I finished a second draft of my historical novel, Like Mayflies in a Stream, last night . . . well, technically, this morning. It still needs work before I turn it in on the 15th, but I’m excited to have finished this revision and happy with how the book is shaping up.
I did part of my research before and while I wrote, and I’ll do the rest over the next week or so in an orgy of reading and Internet searching. That may sound backwards, but researching after the the first draft is done has advantages. Because I know exactly what it is in the novel, as I read background materials any mistakes I made jump out. So do possible cool details to add.
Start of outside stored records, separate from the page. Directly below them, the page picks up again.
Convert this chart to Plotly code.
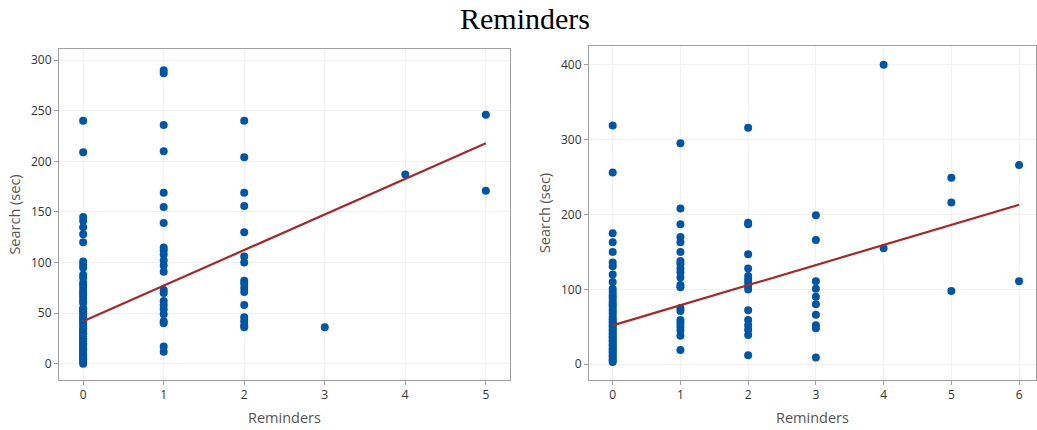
import plotly.graph_objects as go

# ---- Left panel data (Reminders vs Search) ----
left_r0 = [0, 2, 4, 5, 7, 9, 10, 12, 14, 15, 17, 19, 20, 22, 24, 25, 27, 29, 30, 32,
           34, 35, 37, 40, 42, 44, 45, 47, 50, 52, 54, 55, 60, 62, 65, 68, 70, 72, 75,
           78, 80, 85, 88, 95, 98, 101, 120, 128, 135, 141, 145, 209, 240]
left_r1 = [290, 287, 236, 210, 169, 155, 139, 115, 112, 108, 102, 97, 91, 73, 70, 62,
           58, 54, 49, 42, 40, 17, 12]
left_r2 = [240, 204, 169, 156, 130, 106, 100, 82, 79, 75, 71, 58, 46, 42, 38, 36]
left_r3 = [36]
left_r4 = [187]
left_r5 = [246, 171]
left_fit_x = [0, 5]
left_fit_y = [42, 218]

# ---- Right panel data ----
right_r0 = [319, 256, 175, 163, 150, 136, 131, 120, 110, 101, 97, 93, 90, 87, 83, 80,
            77, 73, 70, 67, 63, 60, 57, 55, 52, 50, 47, 45, 42, 40, 37, 35, 32, 30, 27,
            25, 22, 20, 17, 15, 12, 10, 7, 5, 3]
right_r1 = [295, 208, 187, 170, 163, 150, 138, 134, 128, 123, 116, 106, 103, 75, 71,
            59, 55, 50, 45, 38, 19]
right_r2 = [316, 189, 187, 147, 128, 118, 113, 109, 104, 100, 72, 59, 52, 46, 39, 12]
right_r3 = [199, 166, 111, 101, 90, 80, 66, 52, 48, 9]
right_r4 = [400, 155]
right_r5 = [249, 216, 98]
right_r6 = [266, 111]
right_fit_x = [0, 6]
right_fit_y = [52, 213]

left_groups = [left_r0, left_r1, left_r2, left_r3, left_r4, left_r5]
right_groups = [right_r0, right_r1, right_r2, right_r3, right_r4, right_r5, right_r6]

def flatten(groups):
    xs, ys = [], []
    for k, g in enumerate(groups):
        xs += [k] * len(g)
        ys += g
    return xs, ys

lx, ly = flatten(left_groups)
rx, ry = flatten(right_groups)

DOT = "#0055a5"
LINE = "#a22a2a"

fig = go.Figure()
fig.add_trace(go.Scatter(x=lx, y=ly, mode="markers",
                         marker=dict(color=DOT, size=8), xaxis="x", yaxis="y",
                         showlegend=False))
fig.add_trace(go.Scatter(x=left_fit_x, y=left_fit_y, mode="lines",
                         line=dict(color=LINE, width=2.2), xaxis="x", yaxis="y",
                         showlegend=False))
fig.add_trace(go.Scatter(x=rx, y=ry, mode="markers",
                         marker=dict(color=DOT, size=8), xaxis="x2", yaxis="y2",
                         showlegend=False))
fig.add_trace(go.Scatter(x=right_fit_x, y=right_fit_y, mode="lines",
                         line=dict(color=LINE, width=2.2), xaxis="x2", yaxis="y2",
                         showlegend=False))

tickfont = dict(family="Open Sans, Noto Sans, sans-serif", size=12, color="#333333")
titlefont = dict(family="Open Sans, Noto Sans, sans-serif", size=14.5, color="#555555")
axcommon = dict(showline=True, mirror=True, linecolor="#a0a0a0", linewidth=1,
                showgrid=True, gridcolor="#f0f0f0", gridwidth=1, zeroline=False,
                ticks="outside", ticklen=4, tickcolor="#a0a0a0", tickfont=tickfont,
                automargin=False)

W, H = 1037, 430
fig.update_layout(
    width=W, height=H,
    margin=dict(l=0, r=0, t=0, b=0, autoexpand=False),
    paper_bgcolor="white", plot_bgcolor="white",
    title=dict(text="Reminders", x=525 / W, xanchor="center", y=1 - 18 / H, yanchor="middle",
               yref="container", automargin=False,
               font=dict(family="Liberation Serif, Times New Roman, serif", size=30, color="#000")),
    xaxis=dict(domain=[59 / W, 510 / W], range=[-0.3, 5.3], tickvals=[0, 1, 2, 3, 4, 5],
               title=dict(text="Reminders", font=titlefont, standoff=10), anchor="y", **axcommon),
    yaxis=dict(domain=[(H - 380) / H, (H - 49) / H], range=[-16, 311],
               tickvals=[0, 50, 100, 150, 200, 250, 300],
               title=dict(text="Search (sec)", font=titlefont, standoff=6), anchor="x", **axcommon),
    xaxis2=dict(domain=[589 / W, 1036 / W], range=[-0.35, 6.25], tickvals=[0, 1, 2, 3, 4, 5, 6],
                title=dict(text="Reminders", font=titlefont, standoff=10), anchor="y2", **axcommon),
    yaxis2=dict(domain=[(H - 380) / H, (H - 46) / H], range=[-21, 425],
                tickvals=[0, 100, 200, 300, 400],
                title=dict(text="Search (sec)", font=titlefont, standoff=6), anchor="x2", **axcommon),
)

fig.write_html("out.html", config={"displayModeBar": False},
               post_script="document.body.style.margin='0';document.body.style.overflow='hidden';")
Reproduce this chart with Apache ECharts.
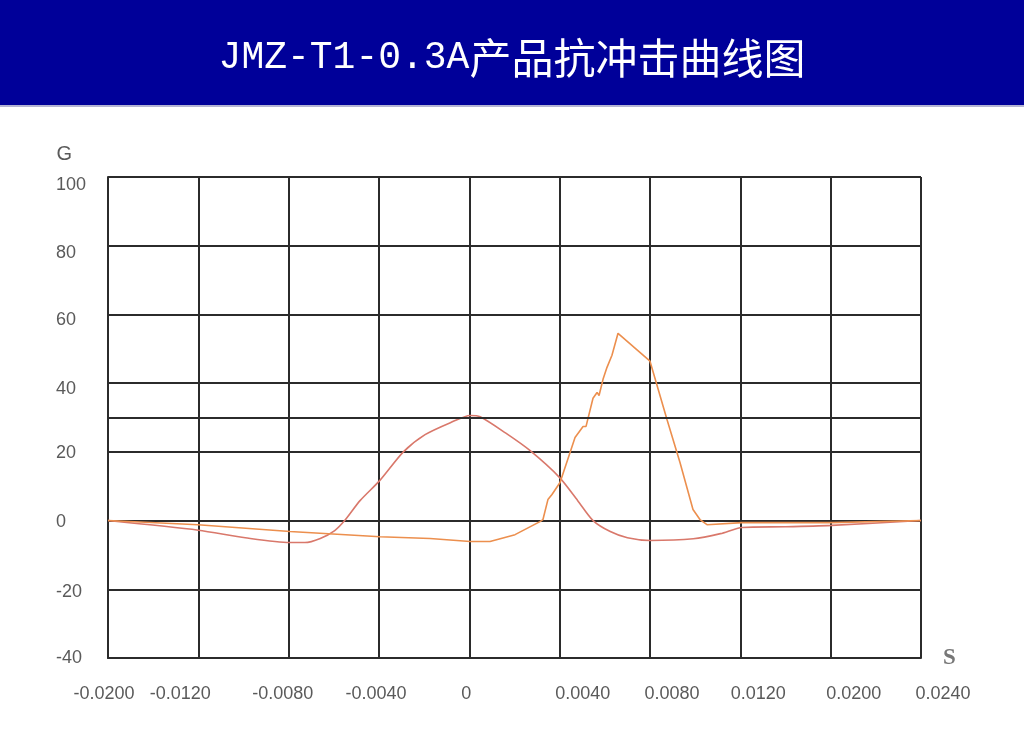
<!DOCTYPE html>
<html>
<head>
<meta charset="utf-8">
<script src="https://cdn.jsdelivr.net/npm/echarts@6/dist/echarts.min.js"></script>
<style>
html,body{margin:0;padding:0;background:#fff;}
#chart{width:1024px;height:743px;}
</style>
</head>
<body>
<div id="chart"></div>
<script>
// ---- data ----
const titleLatin = 'JMZ-T1-0.3A';
const titleCJK = '产品抗冲击曲线图';
const xAxisName = 'S';
const yAxisName = 'G';
const xTickLabels = ['-0.0200','-0.0120','-0.0080','-0.0040','0','0.0040','0.0080','0.0120','0.0200','0.0240'];
const extraGridValue = 30;

// x positions in grid-column units (0 = first vertical line, 9 = last)
const curveAX = [0, 1.0, 1.52, 2.01, 2.18, 2.35, 2.51, 2.62, 2.79, 3.01, 3.27, 3.51, 3.79, 4.01, 4.12, 4.40, 4.67, 5.00, 5.20, 5.37, 5.56, 5.75, 6.0, 6.48, 6.78, 7.02, 7.5, 8.01, 9];
const curveAG = [0, -2.8, -5, -6.4, -6.4, -5.2, -2.9, 0, 5.8, 11.7, 20, 25, 28.5, 30.6, 30.2, 25.5, 20.4, 12.5, 5.8, 0, -3.2, -5, -5.8, -5.3, -3.8, -2.0, -1.8, -1.4, 0];

const curveBX = [0, 0.996, 2.015, 3.011, 3.565, 4.008, 4.229, 4.506, 4.782, 4.815, 4.87, 4.915, 5.004, 5.115, 5.170, 5.259, 5.292, 5.369, 5.414, 5.436, 5.480, 5.524, 5.546, 5.579, 5.646, 6.000, 6.188, 6.332, 6.476, 6.553, 6.631, 7.019, 8.015, 9];
const curveBG = [0, -1.2, -3.2, -4.7, -5.2, -6.1, -6.1, -4.1, -0.3, 0.3, 6.1, 7.6, 11.1, 19.8, 24.2, 27.4, 27.4, 35.6, 37.3, 36.4, 41.1, 44.6, 44.3, 48.1, 54.5, 46.4, 29.4, 16.9, 3.2, 0.3, -1.2, -0.6, -0.6, 0];

// ---- styles ----
const xLabelShift = [-4, -18, -6, -3, -3, 23, 22, 18, 23, 22];
const yLabelShift = {'100': 8, '80': 7, '60': 6, '40': 6, '20': 1, '0': 1, '-20': 3, '-40': 0};
const labelFont = "'Liberation Sans', Arial, sans-serif";
const labelSize = 18;
const labelColor = '#5a5a5a';
const gridColor = '#2b2b2b';

function zip(a, b) { return a.map((v, i) => [v, b[i]]); }

const xRich = {};
xLabelShift.forEach((s, i) => {
  xRich['x' + i] = {
    fontFamily: labelFont, fontSize: labelSize, color: labelColor,
    padding: s >= 0 ? [0, 0, 0, 2 * s] : [0, -2 * s, 0, 0]
  };
});
const yRich = {};
Object.keys(yLabelShift).forEach((k, i) => {
  const s = yLabelShift[k];
  yRich['y' + i] = {
    fontFamily: labelFont, fontSize: labelSize, color: labelColor,
    padding: [2 * s, 0, 0, 0]
  };
});
const yKeys = Object.keys(yLabelShift);

const chart = echarts.init(document.getElementById('chart'), null, {renderer: 'canvas'});
chart.setOption({
  backgroundColor: '#ffffff',
  animation: false,
  graphic: [
    {type: 'rect', left: 0, top: 0, z: 0, shape: {width: 1024, height: 105}, style: {fill: '#000099'}},
    {type: 'rect', left: 0, top: 105, z: 0, shape: {width: 1024, height: 2}, style: {fill: '#b4b4d4'}}
  ],
  title: {
    left: 'center',
    top: 28,
    text: '{a|' + titleLatin + '}{b|' + titleCJK + '}',
    textStyle: {
      fontWeight: 'normal',
      rich: {
        a: {fontFamily: "'Liberation Mono', monospace", fontWeight: 'normal', fontSize: 38, color: '#ffffff', lineHeight: 50},
        b: {fontFamily: "'Noto Sans CJK SC', sans-serif", fontWeight: 'normal', fontSize: 42, color: '#ffffff', lineHeight: 50}
      }
    }
  },
  grid: {left: 108, top: 177, width: 813, height: 481, containLabel: false},
  xAxis: {
    type: 'value',
    min: 0, max: 9, interval: 1,
    name: xAxisName,
    nameLocation: 'end',
    nameGap: 22,
    nameTextStyle: {fontFamily: "'Liberation Serif', serif", fontWeight: 'bold', fontSize: 23, color: '#777777'},
    axisLine: {show: true, onZero: false, lineStyle: {color: gridColor, width: 2}},
    axisTick: {show: false},
    splitLine: {show: true, lineStyle: {color: gridColor, width: 2}},
    axisLabel: {
      margin: 27,
      formatter: function (v) { const i = Math.round(v); return '{x' + i + '|' + xTickLabels[i] + '}'; },
      rich: xRich
    }
  },
  yAxis: {
    type: 'value',
    min: -40, max: 100, interval: 20,
    name: yAxisName,
    nameLocation: 'end',
    nameGap: 13,
    nameTextStyle: {fontFamily: "'Liberation Sans', sans-serif", fontSize: 20, color: '#5a5a5a', align: 'right', padding: [0, 36, 0, 0]},
    axisLine: {show: true, lineStyle: {color: gridColor, width: 2}},
    axisTick: {show: false},
    splitLine: {show: true, lineStyle: {color: gridColor, width: 2}},
    axisLabel: {
      margin: 52,
      align: 'left',
      formatter: function (v) { const k = String(v); const i = yKeys.indexOf(k); return '{y' + i + '|' + k + '}'; },
      rich: yRich
    }
  },
  series: [
    {
      type: 'line',
      data: zip(curveAX, curveAG),
      showSymbol: false,
      smooth: 0.25,
      lineStyle: {color: '#d9786b', width: 1.6},
      markLine: {
        silent: true,
        symbol: ['none', 'none'],
        label: {show: false},
        lineStyle: {type: 'solid', color: gridColor, width: 2},
        data: [{yAxis: extraGridValue}]
      }
    },
    {
      type: 'line',
      data: zip(curveBX, curveBG),
      showSymbol: false,
      smooth: false,
      lineStyle: {color: '#ec8f4e', width: 1.6}
    }
  ]
});
</script>
</body>
</html>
Also, it’s not until the novel is close to finished that I know what topics I need to research to write it.
For example, a week ago I didn’t even know what commodity cash is and yesterday I rewrote all the financial transactions in Mayflies to make the economy more historically accurate.
The research I’ve already done has been so fascinating that I hope to write another book set in ancient Mesopotamia. It’s startling how much of our culture is rooted in that time and place. The 360 degrees of a circle and the 24-hour day, for starters.
Interspersed among my usual author interviews, editing tips, and pictures of stuff in my yard, my blog will start including more about my research—not just cool facts about guys who wore sheep-fleece skirts with tails but also the quagmires of writing about a time period where most of the evidence has washed away, been stolen, is still buried, or is hard to interpret.
When you do background research for your books, how much do you do ahead of time, while you're writing, and after you've finished the first draft?